In Pattern chaining we saw an alternative way of building patterns, which in certain cases is to be preferred over the standard API, and it just so happens that lookarounds constitute one of these cases. Here’s what our pattern looks like when we apply the pattern chaining technique in order to impose any lookaround assertions:

from pregex.core import *

one_or_more_signs = qu.OneOrMore(op.Either('+', '-'))

any_punct_but_signs = cl.AnyPunctuation() - cl.AnyFrom('+', '-')

any_two_letters_or_punct_but_signs = 2 * (cl.AnyLetter() | any_punct_but_signs)
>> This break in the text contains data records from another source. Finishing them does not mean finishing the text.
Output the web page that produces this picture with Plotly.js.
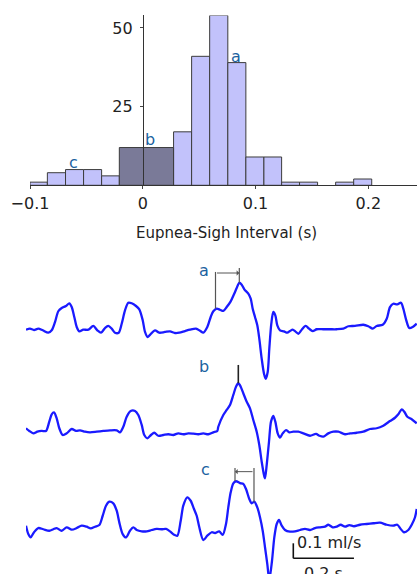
<!DOCTYPE html>
<html>
<head>
<meta charset="utf-8">
<script src="https://cdn.plot.ly/plotly-3.0.1.min.js"></script>
<style>html,body{margin:0;padding:0;background:#fff;}#chart{width:417px;height:574px;}</style>
</head>
<body>
<div id="chart"></div>
<script>
// ---------- DATA ----------
// Histogram of eupnea-sigh interval (s)
const binEdges = [-0.1, -0.0846, -0.0685, -0.0525, -0.0365, -0.0208, 0.0273, 0.0433, 0.0593, 0.0754, 0.0914, 0.1074, 0.1231, 0.139, 0.155, 0.171, 0.187, 0.203];
const binCounts = [1, 4, 5, 5, 3, 12, 17, 41, 54, 39, 9, 9, 1, 1, 0, 1, 2];
const syncBinIndex = 5;               // the dark (synchronous) bin
const histTickVals = [-0.1, 0, 0.1, 0.2];
const histYTicks = [25, 50];
const histLabels = ['a', 'b', 'c'];
const histLabelX = [0.0824, 0.0064, -0.061];
const histLabelY = [40.9, 14.4, 7.1];

// Airflow traces: time (s) and flow (ml/s)
const tA = [0,0.0132,0.0264,0.0406,0.0551,0.0735,0.0847,0.0956,0.1065,0.1177,0.1319,0.1428,0.1507,0.1592,0.1672,0.1757,0.1889,0.2054,0.2219,0.2351,0.2473,0.2605,0.2713,0.2826,0.2934,0.3056,0.3155,0.3264,0.3373,0.3485,0.3627,0.3736,0.3848,0.3924,0.4012,0.4121,0.4253,0.4395,0.4583,0.4748,0.4913,0.5054,0.5242,0.5407,0.5605,0.5737,0.5846,0.5978,0.6090,0.6176,0.6288,0.6396,0.6505,0.6617,0.6749,0.6858,0.6947,0.7033,0.7112,0.7198,0.7329,0.7409,0.7474,0.7550,0.7626,0.7692,0.7771,0.7847,0.7903,0.7969,0.8022,0.8088,0.8154,0.8220,0.8286,0.8375,0.8506,0.8615,0.8704,0.8793,0.8879,0.8978,0.9090,0.9222,0.9331,0.9453,0.9585,0.9802,1.0023,1.0244,1.0462,1.0627,1.0847,1.1121,1.1286,1.1431,1.1563,1.1761,1.1893,1.2001,1.2110,1.2242,1.2364,1.2440,1.2529,1.2638,1.2750,1.2882];
const flowA = [0.002,0.009,0,0.009,-0.002,-0.018,-0.002,0.053,0.125,0.147,0.160,0.178,0.153,0.087,0.020,-0.009,0.002,0.002,0.027,-0.002,-0.018,0.013,0.027,0.009,-0.018,-0.018,0.042,0.131,0.182,0.178,0.160,0.138,0.065,-0.013,-0.047,-0.025,-0.002,-0.018,-0.013,-0.009,-0.020,-0.018,-0.007,0.002,0.009,-0.005,-0.018,0.020,0.087,0.125,0.142,0.135,0.127,0.153,0.191,0.238,0.280,0.315,0.302,0.271,0.242,0.209,0.142,0.087,0.031,-0.058,-0.191,-0.291,-0.325,-0.280,-0.125,0.042,0.120,0.098,0.031,-0.002,-0.009,-0.018,-0.007,0.002,-0.009,-0.025,0.002,0.027,0.009,-0.007,0.005,0.005,0.005,0.005,0.009,0.025,0.027,0.035,0.025,0.009,0.027,0.035,0.075,0.153,0.175,0.171,0.182,0.142,0.071,0.013,0.020,0.042];

const tB = [0,0.0109,0.0241,0.0373,0.0518,0.0659,0.0768,0.0847,0.0923,0.1012,0.1098,0.1210,0.1342,0.1507,0.1649,0.1780,0.1945,0.2110,0.2331,0.2549,0.2770,0.2993,0.3099,0.3208,0.3320,0.3452,0.3594,0.3703,0.3815,0.3900,0.3999,0.4121,0.4230,0.4362,0.4527,0.4692,0.4857,0.5021,0.5186,0.5351,0.5516,0.5681,0.5846,0.6011,0.6176,0.6307,0.6340,0.6505,0.6617,0.6726,0.6835,0.6924,0.7000,0.7079,0.7165,0.7277,0.7385,0.7494,0.7606,0.7692,0.7771,0.7847,0.7880,0.7936,0.8012,0.8078,0.8154,0.8220,0.8299,0.8375,0.8464,0.8572,0.8681,0.8813,0.8978,0.9143,0.9364,0.9562,0.9673,0.9802,0.9967,1.0132,1.0297,1.0518,1.0683,1.0903,1.1121,1.1342,1.1563,1.1780,1.2001,1.2166,1.2275,1.2387,1.2473,1.2572,1.2717,1.2882];
const flowB = [0.025,0.007,-0.009,0.002,0.007,0.007,0.069,0.118,0.131,0.091,0.025,-0.020,-0.009,0.020,0.007,0.011,0.002,-0.002,0.002,0.007,0.011,0.011,-0.002,0.035,0.102,0.140,0.140,0.113,0.047,-0.020,-0.042,-0.020,-0.005,-0.025,-0.020,-0.015,-0.020,-0.009,-0.015,-0.009,-0.011,-0.015,-0.009,-0.015,-0.002,0.007,0.035,0.113,0.147,0.180,0.247,0.302,0.325,0.302,0.258,0.202,0.158,0.080,0.002,-0.087,-0.198,-0.287,-0.309,-0.220,-0.065,0.069,0.107,0.069,-0.009,-0.038,-0.009,0.013,-0.002,0.002,0.002,-0.009,-0.025,-0.013,-0.025,-0.031,-0.009,0.002,0.002,-0.015,-0.009,-0.005,0.002,0.020,0.025,0.042,0.073,0.095,0.118,0.151,0.135,0.102,0.085,0.058];

const tC = [0,0.0076,0.0155,0.0264,0.0406,0.0570,0.0768,0.0900,0.1012,0.1177,0.1342,0.1507,0.1672,0.1836,0.2001,0.2133,0.2275,0.2417,0.2529,0.2638,0.2746,0.2878,0.2990,0.3076,0.3188,0.3297,0.3429,0.3538,0.3650,0.3815,0.3980,0.4144,0.4309,0.4474,0.4616,0.4748,0.4880,0.4989,0.5101,0.5186,0.5318,0.5430,0.5539,0.5628,0.5714,0.5846,0.5978,0.6123,0.6231,0.6373,0.6485,0.6594,0.6670,0.6749,0.6835,0.6924,0.7056,0.7165,0.7254,0.7362,0.7441,0.7527,0.7626,0.7715,0.7804,0.7880,0.7956,0.8022,0.8111,0.8187,0.8266,0.8342,0.8431,0.8539,0.8704,0.8869,0.9034,0.9199,0.9364,0.9529,0.9694,0.9858,0.9967,1.0112,1.0244,1.0376,1.0518,1.0660,1.0814,1.1012,1.1233,1.1451,1.1672,1.1893,1.2110,1.2242,1.2354,1.2463,1.2605,1.2717,1.2826,1.2882];
const flowC = [0.029,-0.027,-0.049,-0.015,0.013,0.005,-0.005,0.005,0.013,-0.005,0.018,0.002,0.013,0.029,0.022,0.011,0.022,0.033,0.095,0.162,0.189,0.178,0.129,0.051,-0.027,-0.049,-0.005,0.018,0,-0.009,-0.009,0,0.007,0.005,0.007,-0.009,-0.031,-0.038,0.062,0.162,0.218,0.195,0.140,0.095,0.018,-0.067,-0.038,-0.015,-0.020,-0.009,-0.033,0.040,0.151,0.251,0.311,0.325,0.313,0.307,0.273,0.207,0.178,0.189,0.151,0.085,-0.005,-0.115,-0.227,-0.333,-0.205,-0.049,0.040,0.067,0.029,0,-0.011,-0.009,0,0.007,0,0.013,0.018,0.022,0.035,0.018,0.022,0.035,0.022,0.033,0.025,0.035,0.040,0.045,0.049,0.035,0.029,0.035,0.007,-0.015,0,0.035,0.085,0.140];

// Interval markers (s, ml/s)
const markA = {t0: 0.6248, t1: 0.7033};
const markB = {t: 0.7000};
const markC = {t0: 0.7517, t1: 0.6891};
const scaleBar = {time: 0.2, flow: 0.1, tLabel: '0.2 s', fLabel: '0.1 ml/s'};

// ---------- LAYOUT HELPERS ----------
const W = 417, H = 574;
const px = v => v / W;
const py = v => 1 - v / H;
const FONT = 'DejaVu Sans';
const LBL = '#1b62a0';
const TRACE = '#1a1aff';
const GREY = '#555';

// histogram geometry
const hxPerUnit = 1127.8, hLeft = 30, hZeroPx = 142.8, hBase = 185.3, hyPerUnit = 3.146, hTop = 54;
// traces geometry
const tLeft = 26, tPerSec = 303.3, fPerUnit = 150;
function yAx(topPx, botPx, basePx) {
  return {domain: [py(botPx), py(topPx)], range: [(basePx - botPx) / fPerUnit, (basePx - topPx) / fPerUnit],
          visible: false, anchor: 'x2', fixedrange: true};
}

const centers = [], widths = [], lightX = [], lightW = [], lightY = [];
for (let i = 0; i < binCounts.length; i++) {
  const c = (binEdges[i] + binEdges[i + 1]) / 2, w = binEdges[i + 1] - binEdges[i];
  if (i === syncBinIndex) { centers.push(c); widths.push(w); }
  else if (binCounts[i] > 0) { lightX.push(c); lightW.push(w); lightY.push(binCounts[i]); }
}

const data = [
  {type: 'bar', x: lightX, y: lightY, width: lightW, xaxis: 'x', yaxis: 'y',
   marker: {color: '#c2c2fb', line: {color: '#3c3c3c', width: 1}}, hoverinfo: 'skip'},
  {type: 'bar', x: centers, y: [binCounts[syncBinIndex]], width: widths, xaxis: 'x', yaxis: 'y',
   marker: {color: '#7a7a98', line: {color: '#3c3c3c', width: 1}}, hoverinfo: 'skip'},
  {type: 'scatter', mode: 'lines', x: tA, y: flowA, xaxis: 'x2', yaxis: 'y2', line: {color: TRACE, width: 2.3, shape: 'spline', smoothing: 0.8}},
  {type: 'scatter', mode: 'lines', x: tB, y: flowB, xaxis: 'x2', yaxis: 'y3', line: {color: TRACE, width: 2.3, shape: 'spline', smoothing: 0.8}},
  {type: 'scatter', mode: 'lines', x: tC, y: flowC, xaxis: 'x2', yaxis: 'y4', line: {color: TRACE, width: 2.3, shape: 'spline', smoothing: 0.8}}
];

const annotations = [];
histLabels.forEach((s, i) => annotations.push({text: s, x: histLabelX[i], y: histLabelY[i], xref: 'x', yref: 'y',
  showarrow: false, font: {family: FONT, size: 16, color: LBL}, yanchor: 'middle'}));
annotations.push({text: 'Eupnea-Sigh Interval (s)', xref: 'paper', yref: 'paper', x: px(226.7), y: py(233),
  showarrow: false, font: {family: FONT, size: 15, color: '#222'}, xanchor: 'center', yanchor: 'middle'});

// trace labels
const tt = p => (p - tLeft) / tPerSec;
annotations.push({text: 'a', x: tt(204), y: 0.40, xref: 'x2', yref: 'y2', showarrow: false, font: {family: FONT, size: 16, color: LBL}});
annotations.push({text: 'b', x: tt(204), y: 0.435, xref: 'x2', yref: 'y3', showarrow: false, font: {family: FONT, size: 16, color: LBL}});
annotations.push({text: 'c', x: tt(205), y: 0.402, xref: 'x2', yref: 'y4', showarrow: false, font: {family: FONT, size: 16, color: LBL}});
// interval arrows
annotations.push({text: '', x: markA.t1, y: 0.38, ax: markA.t0, ay: 0.38, xref: 'x2', yref: 'y2', axref: 'x2', ayref: 'y2',
  showarrow: true, arrowhead: 1, arrowsize: 0.9, arrowwidth: 1, arrowcolor: GREY, standoff: 0, startstandoff: 0});
annotations.push({text: '', x: markC.t1, y: 0.389, ax: markC.t0, ay: 0.389, xref: 'x2', yref: 'y4', axref: 'x2', ayref: 'y4',
  showarrow: true, arrowhead: 1, arrowsize: 0.9, arrowwidth: 1, arrowcolor: GREY, standoff: 0, startstandoff: 0});
// scale bar labels
const sbT0 = tt(293.3), sbV0 = -0.1887;
annotations.push({text: scaleBar.fLabel, x: sbT0 + 0.005, y: sbV0 + scaleBar.flow + 0.005, xref: 'x2', yref: 'y4', showarrow: false,
  xanchor: 'left', yanchor: 'middle', font: {family: FONT, size: 16, color: '#222'}});
annotations.push({text: scaleBar.tLabel, x: sbT0 + scaleBar.time / 2, y: -0.21, xref: 'x2', yref: 'y4', showarrow: false,
  xanchor: 'center', yanchor: 'top', font: {family: FONT, size: 16, color: '#222'}});

const ln = (x0, y0, x1, y1, yref, color, width) => ({type: 'line', xref: 'x2', yref: yref, x0, y0, x1, y1, line: {color, width}});
const shapes = [
  ln(markA.t0, 0.387, markA.t0, 0.142, 'y2', GREY, 1.2),
  ln(markA.t1, 0.413, markA.t1, 0.315, 'y2', GREY, 1.2),
  ln(markB.t, 0.447, markB.t, 0.325, 'y3', '#222', 1.6),
  ln(markC.t1, 0.413, markC.t1, 0.327, 'y4', GREY, 1.2),
  ln(markC.t0, 0.413, markC.t0, 0.185, 'y4', GREY, 1.2),
  ln(sbT0, sbV0 + scaleBar.flow, sbT0, sbV0, 'y4', '#111', 1.6),
  ln(sbT0, sbV0, sbT0 + scaleBar.time, sbV0, 'y4', '#111', 1.6)
];

const layout = {
  width: W, height: H, autosize: false, showlegend: false,
  margin: {l: 0, r: 0, t: 0, b: 0, pad: 0},
  paper_bgcolor: '#fff', plot_bgcolor: 'rgba(0,0,0,0)',
  font: {family: FONT, size: 16, color: '#222'},
  barmode: 'overlay',
  xaxis: {domain: [px(hLeft), 1], range: [-0.1, -0.1 + (W - hLeft) / hxPerUnit], anchor: 'y',
          tickvals: histTickVals, ticks: 'outside', ticklen: 3, tickcolor: '#444', tickwidth: 1,
          showline: true, linecolor: '#333', linewidth: 1, showgrid: false, zeroline: false,
          tickfont: {family: FONT, size: 16, color: '#222'}, ticklabelstandoff: 0, fixedrange: true},
  yaxis: {domain: [py(hBase), py(hBase - hTop * hyPerUnit)], range: [0, hTop], anchor: 'free', position: px(hZeroPx),
          tickvals: histYTicks, ticks: 'outside', ticklen: 3, tickcolor: '#444', tickwidth: 1,
          showline: true, linecolor: '#333', linewidth: 1, showgrid: false, zeroline: false,
          tickfont: {family: FONT, size: 16, color: '#222'}, ticklabelstandoff: 4, fixedrange: true},
  xaxis2: {domain: [px(tLeft), 1], range: [0, (W - tLeft) / tPerSec], visible: false, anchor: 'y2', fixedrange: true},
  yaxis2: yAx(262, 388, 330),
  yaxis3: yAx(358, 482, 432),
  yaxis4: yAx(460, 574, 530),
  annotations, shapes
};

Plotly.newPlot('chart', data, layout, {staticPlot: true, displayModeBar: false});
</script>
</body>
</html>
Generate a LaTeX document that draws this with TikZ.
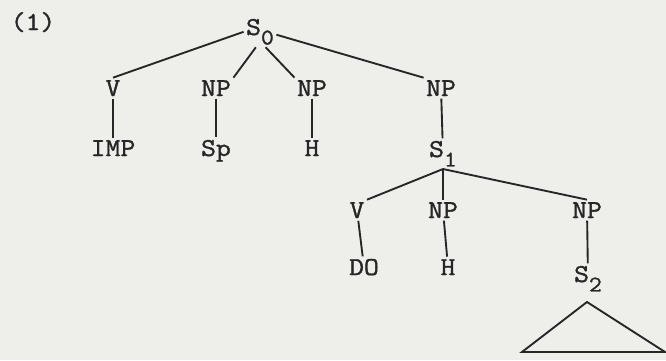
\documentclass[tikz,border=0pt]{standalone}
\usepackage{fontspec}
\newfontfamily\treefont{Latin Modern Mono}[FakeStretch=1.12,FakeBold=1.2]
\usetikzlibrary{positioning}
\definecolor{paper}{RGB}{238,238,235}
\definecolor{ink}{RGB}{38,38,38}
\newcommand{\sub}[1]{\raisebox{-0.85ex}{\fontsize{19}{19}\selectfont #1}}
\tikzset{%
	font=\treefont\fontsize{22}{22}\selectfont,
	cat/.style={anchor=base,inner sep=2pt,text=ink},
	branch/.style={draw=ink,line width=1.6pt}
}

\begin{document}
\begin{tikzpicture}[x=0.03cm,y=-0.03cm]
	\fill[paper] (0,0) rectangle (666,360);
	\useasboundingbox (0,0) rectangle (666,360);
	\node[cat] (num) at (33,30) {(1)};

	% upper clause
	\node[cat] (s0) at (260,35) {S\sub{0}};
	\node[cat] (v1) at (113,96) {V};
	\node[cat] (np1) at (216,96) {NP};
	\node[cat] (np2) at (312,96) {NP};
	\node[cat] (np3) at (441,96) {NP};
	\node[cat] (imp) at (113,156) {IMP};
	\node[cat] (sp) at (216,156) {Sp};
	\node[cat] (h1) at (312,156) {H};
	\node[cat] (s1) at (443,157) {S\sub{1}};

	% embedded clause
	\node[cat] (v2) at (357,218) {V};
	\node[cat] (np4) at (443,218) {NP};
	\node[cat] (np5) at (587,218) {NP};
	\node[cat] (do) at (364,275) {DO};
	\node[cat] (h2) at (448,275) {H};
	\node[cat] (s2) at (588,282) {S\sub{2}};
	\coordinate (apex) at (587,302);

	\draw[branch] (s0.west) -- (v1.north);
	\draw[branch] (s0.-105) -- (np1.north east);
	\draw[branch] (s0.-70) -- (np2.north west);
	\draw[branch] (s0.-10) -- (np3.north west);
	\draw[branch] (v1) -- (imp);
	\draw[branch] (np1) -- (sp);
	\draw[branch] (np2) -- (h1);
	\draw[branch] (np3) -- (s1);

	\draw[branch] (s1.south) -- (v2.north east);
	\draw[branch] (s1.south) -- (np4.north);
	\draw[branch] (s1.south) -- (np5.north);
	\draw[branch] (v2) -- (do);
	\draw[branch] (np4) -- (h2);
	\draw[branch] (np5) -- (s2);
	\draw[branch] (apex) -- ++(-65,50) -- ++(143,0) -- cycle;
\end{tikzpicture}
\end{document}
any_two_digits = 2 * cl.AnyDigit()

any_two_char_sequence_containing_digits = op.Either(cl.Any() + AnyDigit(), cl.AnyDigit() + cl.Any())

any_two_alphanums_or_punct_but_signs = 2 * (cl.AnyDigit() | cl.AnyLetter() | any_punct_but_signs)


pre: Pregex = \
    any_two_alphanums_or_punct_but_signs + \
    op.Either(
        one_or_more_signs \
            .preceded_by(any_two_letters_or_punct_but_signs) \
            .followed_by(any_two_letters_or_punct_but_signs),
        one_or_more_signs \
            .followed_by(any_two_digits) \
            .not_preceded_by(any_two_char_sequence_containing_digits) \
        one_or_more_signs  \
            .preceded_by(any_two_digits) \
            .not_followed_by(any_two_char_sequence_containing_digits)
    ) + \
    any_two_alphanums_or_punct_but_signs

Having tinkered with the pattern-building process by incorporating what was discussed, it is now a lot more clear what this pattern is trying to match, which is any sequence of signs + and - that is both preceded and followed by any two-character sequence of letters, digits and punctuation marks except for + and -, as long as any digits that appear within a possible match are:

  1. Found exclusively either to the left or to the right of the sign sequence.

  2. Occupy the whole two-character sequence.

To give a concrete example, this pattern will match strings like a!+#c, a!--12 and 12+-+a#, but it won’t work for strings like a!#$f, a!+#3 and 1!-a#.

Having read all the above, try adopting these practices yourself when building patterns with PRegEx so you make the most out of it!